Dans un épisode de son magazine BiTS, Arte rendait justice au travail de la science-fiction dans l’anticipation de la gestion potentiellement dangereuse des données que nous laissons, sans trop y penser, sur la Toile, mais aussi constamment désormais, à travers nos téléphones portables et les caméras de vidéosurveillance. Notre image est partout, nos déplacements sont observés, qu’ils soient virtuels ou réels. On peut même suivre la guerre en temps réel à travers les différentes caméras de surveillance qui se trouvent dans des pays en conflit, ce qui finit par représenter un danger, car l’assaillant peut user de ces sources d’informations assez aisément.  

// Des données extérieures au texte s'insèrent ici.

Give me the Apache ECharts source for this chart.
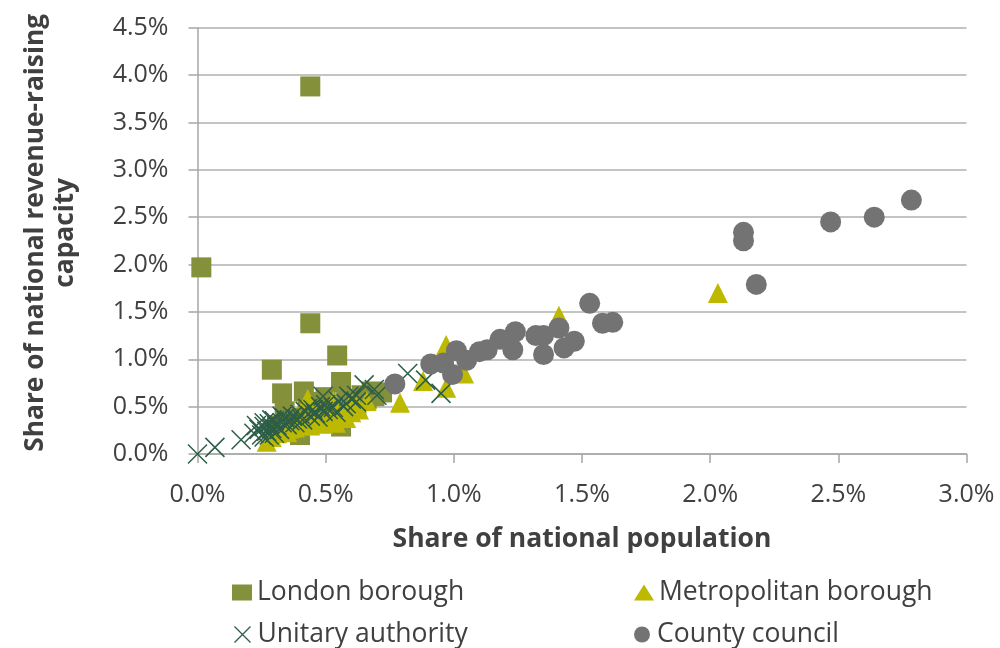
<!DOCTYPE html>
<html>
<head>
<meta charset="utf-8">
<script src="https://cdn.jsdelivr.net/npm/echarts@6/dist/echarts.min.js"></script>
<style>html,body{margin:0;padding:0;background:#fff}#c{width:1000px;height:648px}</style>
</head>
<body>
<div id="c"></div>
<script>
// Values in percent: [share of national population, share of revenue-raising capacity]
const seriesNames = ['London borough', 'Metropolitan borough', 'Unitary authority', 'County council'];
const xTicks = ['0.0%', '0.5%', '1.0%', '1.5%', '2.0%', '2.5%', '3.0%'];
const yTicks = ['0.0%', '0.5%', '1.0%', '1.5%', '2.0%', '2.5%', '3.0%', '3.5%', '4.0%', '4.5%'];

const londonBorough = [
  [0.44,3.88],[0.015,1.97],[0.44,1.38],[0.29,0.89],[0.545,1.04],[0.56,0.76],[0.33,0.64],
  [0.415,0.66],[0.69,0.61],[0.64,0.62],[0.60,0.58],[0.50,0.60],[0.47,0.55],[0.43,0.50],
  [0.52,0.48],[0.56,0.40],[0.56,0.29],[0.40,0.20],[0.45,0.33],[0.52,0.34],[0.36,0.38],
  [0.62,0.52],[0.48,0.42],[0.38,0.30],[0.34,0.45],[0.58,0.55],[0.66,0.58],[0.49,0.38],
  [0.31,0.30],[0.43,0.40],[0.54,0.45],[0.68,0.66],[0.72,0.65]
];
const metropolitanBorough = [
  [2.03,1.70],[1.41,1.46],[0.97,1.15],[1.04,0.85],[0.97,0.70],[0.88,0.77],[0.79,0.54],
  [0.43,0.58],[0.53,0.56],[0.63,0.47],[0.60,0.44],[0.55,0.40],[0.50,0.38],[0.45,0.35],
  [0.40,0.30],[0.36,0.27],[0.31,0.22],[0.27,0.13],[0.29,0.18],[0.33,0.25],[0.38,0.28],
  [0.42,0.33],[0.47,0.36],[0.52,0.42],[0.57,0.45],[0.62,0.50],[0.44,0.30],[0.35,0.23],
  [0.49,0.32],[0.58,0.38],[0.40,0.36],[0.66,0.56],[0.30,0.25],[0.54,0.33],[0.46,0.41],
  [0.60,0.54]
];
const unitaryAuthority = [
  [0.00,0.00],[0.068,0.07],[0.17,0.15],[0.82,0.85],[0.89,0.78],[0.95,0.64],[0.69,0.68],
  [0.65,0.73],[0.49,0.61],[0.59,0.61],[0.22,0.22],[0.24,0.26],[0.25,0.20],[0.26,0.29],
  [0.27,0.24],[0.28,0.32],[0.29,0.27],[0.30,0.22],[0.30,0.35],[0.31,0.30],[0.32,0.26],
  [0.33,0.33],[0.34,0.38],[0.35,0.31],[0.36,0.35],[0.37,0.40],[0.38,0.33],[0.39,0.37],
  [0.40,0.42],[0.41,0.36],[0.42,0.45],[0.44,0.40],[0.45,0.47],[0.46,0.43],[0.48,0.50],
  [0.49,0.45],[0.50,0.52],[0.51,0.47],[0.53,0.49],[0.55,0.56],[0.57,0.50],[0.58,0.53],
  [0.60,0.58],[0.62,0.55],[0.26,0.33],[0.23,0.30],[0.28,0.20],[0.33,0.40],[0.43,0.48],
  [0.47,0.39],[0.54,0.44],[0.62,0.62],[0.70,0.62],[0.26,0.18],[0.29,0.36]
];
const countyCouncil = [
  [0.77,0.74],[0.91,0.95],[0.96,0.96],[1.01,1.09],[0.995,0.84],[1.05,0.99],[1.10,1.08],
  [1.13,1.10],[1.18,1.21],[1.24,1.29],[1.23,1.10],[1.32,1.25],[1.35,1.25],[1.41,1.33],
  [1.35,1.05],[1.43,1.12],[1.47,1.19],[1.53,1.59],[1.58,1.38],[1.62,1.39],[2.13,2.34],
  [2.13,2.25],[2.18,1.79],[2.47,2.45],[2.64,2.50],[2.785,2.68]
];

const colors = ['#84903A', '#BDB800', '#2D5E48', '#737373'];
const font = '"Open Sans", "Noto Sans", sans-serif';
const crossPath = 'path://M0,0L10,10M10,0L0,10';

const chart = echarts.init(document.getElementById('c'), null, {renderer: 'canvas'});

function legendFor(i, left, top) {
  const isCross = i === 2;
  return {
    data: [{name: seriesNames[i], icon: isCross ? crossPath : (i===0?'rect':(i===1?'triangle':'circle'))}],
    left: left, top: top, padding: 0, itemWidth: 20, itemHeight: 16,
    textStyle: {fontFamily: font, fontSize: 26.5, color: '#404040'},
    itemStyle: isCross ? {color: 'none', borderColor: colors[2], borderWidth: 1.3} : {borderWidth: 0}
  };
}

chart.setOption({
  animation: false,
  textStyle: {fontFamily: font},
  grid: {left: 197.5, right: 33.5, top: 27.7, bottom: 194, containLabel: false},
  xAxis: {
    type: 'value', min: 0, max: 3, interval: 0.5,
    name: 'Share of national population', nameLocation: 'middle', nameGap: 72,
    nameTextStyle: {fontFamily: font, fontSize: 26.5, fontWeight: 'bold', color: '#404040'},
    axisLine: {show: true, lineStyle: {color: '#A6A6A6', width: 1.5}},
    axisTick: {show: true, length: 9, lineStyle: {color: '#A6A6A6', width: 1.5}},
    axisLabel: {fontFamily: font, fontSize: 25, color: '#404040', margin: 28,
      formatter: v => xTicks[Math.round(v / 0.5)]},
    splitLine: {show: false}
  },
  yAxis: {
    type: 'value', min: 0, max: 4.5, interval: 0.5,
    name: 'Share of national revenue-raising\ncapacity', nameLocation: 'middle', nameGap: 117,
    nameTextStyle: {fontFamily: font, fontSize: 26.3, fontWeight: 'bold', color: '#404040', lineHeight: 30,
      padding: [0, 0, 0, 16]},
    axisLine: {show: true, lineStyle: {color: '#A6A6A6', width: 1.5}},
    axisTick: {show: true, length: 9, lineStyle: {color: '#A6A6A6', width: 1.5}},
    axisLabel: {fontFamily: font, fontSize: 25, color: '#404040', margin: 29,
      formatter: v => yTicks[Math.round(v / 0.5)]},
    splitLine: {show: true, lineStyle: {color: '#B0B0B0', width: 1.5}}
  },
  legend: [
    legendFor(0, 232, 579),
    legendFor(1, 634, 579),
    legendFor(2, 232, 621),
    legendFor(3, 634, 621)
  ],
  series: [
    {name: seriesNames[0], type: 'scatter', data: londonBorough, symbol: 'rect', symbolSize: 20,
      itemStyle: {color: colors[0], opacity: 1}},
    {name: seriesNames[1], type: 'scatter', data: metropolitanBorough, symbol: 'triangle', symbolSize: 20,
      itemStyle: {color: colors[1], opacity: 1}},
    {name: seriesNames[2], type: 'scatter', data: unitaryAuthority, symbol: crossPath, symbolSize: 19,
      itemStyle: {color: 'none', borderColor: colors[2], borderWidth: 1.5, opacity: 1}},
    {name: seriesNames[3], type: 'scatter', data: countyCouncil, symbol: 'circle', symbolSize: 21,
      itemStyle: {color: colors[3], opacity: 1}}
  ]
});
</script>
</body>
</html>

Dans son roman Fondation, Isaac Asimov invente le concept d’une nouvelle science, la psychohistoire. Cette dernière instaure un dialogue systématique entre des sciences humaines, comme l’histoire, la psychologie et la sociologie, et des sciences dures, comme les mathématiques, et plus particulièrement la statistique. Il en résulte, grâce à des calculs très complexes, une capacité à prédire l’histoire future. Mais n’est-ce pas finalement ce que nous promettent les experts du Big data précisément ? Le parallèle est en effet troublant.

Prévoir le futur à l’aide de l’analyse de données appartenant au passé est déjà quelque chose qui, économiquement est en usage dans l’univers de l’assurance, à travers les actuaires qui brassent beaucoup de données. Ils ont en effet pour mission de déterminer quelle prime un assuré doit payer avant même que l’on sache précisément ce qu’il coûtera, tout en assurant la marge de l’entreprise…Marine Corlosquet-Habart, actuaire agrégée et Jacques Janssen, professeur en mathématiques à la Solvay Business School avait publié une première synthèse à ce propos intitulée Le big data pour les compagnies d’assurance, aux éditions ISTE (20.89 €, 172 pages) 

Ce mode de la prédiction est aussi mis à profit pour ce qui est du marché actions. Et ce sont des techniques qui sont constamment mises en œuvre par les sociétés de trading en bourse, et certaines se sont fait une spécialité des modélisations fondées sur de savants calculs mathématiques qui prennent en considération des masses colossales de données. On pourra, à ce propos, s’intéresser au livre fondateur du polytechnicien Benoît Mandelbrot, Fractales, hasard et finance (248 pages, 9.20 €).

Si l’on n’en est pas encore au niveau inventé par le russo-américain Isaac Asimov, il y a déjà des mises en œuvre de capacités de prédictions qui peuvent commencer à nous interroger. Ainsi Facebook avait pu se targuer de savoir, grâce à l’analyse de ses propres données, que deux personnes allaient très prochainement entrer dans une relation amoureuse. Il suffisait pour cela d’évaluer la montée de l’intensité de l’échange entre deux personnes, que ce soit via Messenger ou sur le mur de chacun des deux intéressés. Troublant, encore une fois, même si la prédiction peut paraître quelque peu légère, et pas encore véritablement dérangeante.